Direction: Quote from the first line below through the line that contains "0.5, 2, 5, 8.5, 17.5, 34.5, 56, 110, 189, 75]", both included, and leave the pictures out.

--------------------------------

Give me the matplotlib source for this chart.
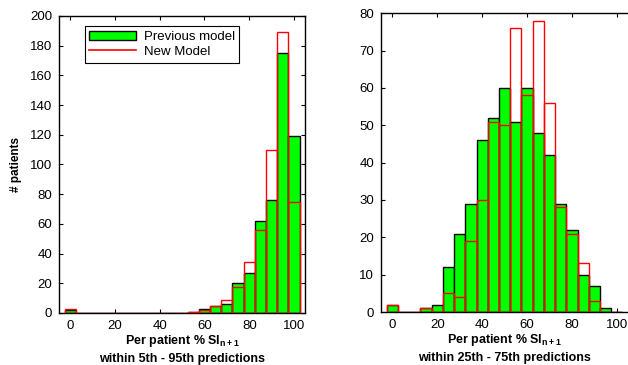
import matplotlib.pyplot as plt
import numpy as np
from matplotlib.patches import Patch
from matplotlib.lines import Line2D

plt.rcParams['font.family'] = ['Liberation Sans', 'DejaVu Sans']
plt.rcParams['mathtext.fontset'] = 'custom'
plt.rcParams['mathtext.bf'] = 'Liberation Sans:bold'
plt.rcParams['mathtext.rm'] = 'Liberation Sans'

# bin centres (% of per patient SI_{n+1} within prediction range)
bin_centres = [0, 5, 10, 15, 20, 25, 30, 35, 40, 45, 50,
               55, 60, 65, 70, 75, 80, 85, 90, 95, 100]

# 5th - 95th predictions
prev_90 = [2, 0, 0, 0, 0, 0, 0, 0, 0, 0, 0,
           1, 3, 4.5, 6, 20, 27, 62, 76, 175, 119]
new_90 = [2.5, 0, 0, 0, 0, 0, 0, 0, 0, 0, 0,
          0.5, 2, 5, 8.5, 17.5, 34.5, 56, 110, 189, 75]

# 25th - 75th predictions
prev_50 = [2, 0, 0, 1, 2, 12, 21, 29, 46, 52, 60,
           51, 60, 48, 42, 29, 22, 10, 7, 1, 0]
new_50 = [2, 0, 0, 1, 0, 5, 4, 19, 30, 51, 50,
          76, 58, 78, 56, 28, 21, 13, 3, 0, 0]

fig = plt.figure(figsize=(6.28, 3.65), dpi=100)
ax1 = fig.add_axes([0.094, 0.1425, 0.392, 0.814])
ax2 = fig.add_axes([0.607, 0.145, 0.393, 0.819])


def draw_hist(ax, prev, new, ymax, ystep, subtitle):
    ax.bar(bin_centres, prev, width=5, color='#00ff00', edgecolor='black',
           linewidth=1.0, zorder=2)
    ax.bar(bin_centres, new, width=5, fill=False, edgecolor='red',
           linewidth=1.0, zorder=3)
    ax.set_xlim(-5, 105)
    ax.set_ylim(0, ymax)
    ax.set_xticks(np.arange(0, 101, 20))
    ax.set_yticks(np.arange(0, ymax + 1, ystep))
    ax.tick_params(direction='in', top=True, right=True, labelsize=9.5,
                   length=3, width=0.8, pad=5)
    for s in ax.spines.values():
        s.set_linewidth(1.0)
    ax.set_xlabel('Per patient % SI$_{\\bf n+1}$\n' + subtitle,
                  fontsize=9, fontweight='bold', labelpad=1, linespacing=1.4)


draw_hist(ax1, prev_90, new_90, 200, 20, 'within 5th - 95th predictions')
draw_hist(ax2, prev_50, new_50, 80, 10, 'within 25th - 75th predictions')

# right panel is clipped at the figure edge in the original
ax2.spines['right'].set_visible(False)
ax2.tick_params(right=False)

ax1.set_ylabel('# patients', fontsize=8.5, fontweight='bold', labelpad=6)

handles = [Patch(facecolor='#00ff00', edgecolor='black', linewidth=1.0),
           Line2D([0], [0], color='red', linewidth=1.2)]
leg = ax1.legend(handles, ['Previous model', 'New Model'], loc='upper left',
                 bbox_to_anchor=(0.105, 0.965), fontsize=9.5, fancybox=False,
                 framealpha=1, edgecolor='black', handlelength=3.5,
                 borderpad=0.35, labelspacing=0.2, handletextpad=0.6,
                 borderaxespad=0)
leg.get_frame().set_linewidth(0.8)

fig.savefig('out.png', dpi=100)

--------------------------------

Solution to the exercise:
Give me the matplotlib source for this chart.
import matplotlib.pyplot as plt
import numpy as np
from matplotlib.patches import Patch
from matplotlib.lines import Line2D

plt.rcParams['font.family'] = ['Liberation Sans', 'DejaVu Sans']
plt.rcParams['mathtext.fontset'] = 'custom'
plt.rcParams['mathtext.bf'] = 'Liberation Sans:bold'
plt.rcParams['mathtext.rm'] = 'Liberation Sans'

# bin centres (% of per patient SI_{n+1} within prediction range)
bin_centres = [0, 5, 10, 15, 20, 25, 30, 35, 40, 45, 50,
               55, 60, 65, 70, 75, 80, 85, 90, 95, 100]

# 5th - 95th predictions
prev_90 = [2, 0, 0, 0, 0, 0, 0, 0, 0, 0, 0,
           1, 3, 4.5, 6, 20, 27, 62, 76, 175, 119]
new_90 = [2.5, 0, 0, 0, 0, 0, 0, 0, 0, 0, 0,
          0.5, 2, 5, 8.5, 17.5, 34.5, 56, 110, 189, 75]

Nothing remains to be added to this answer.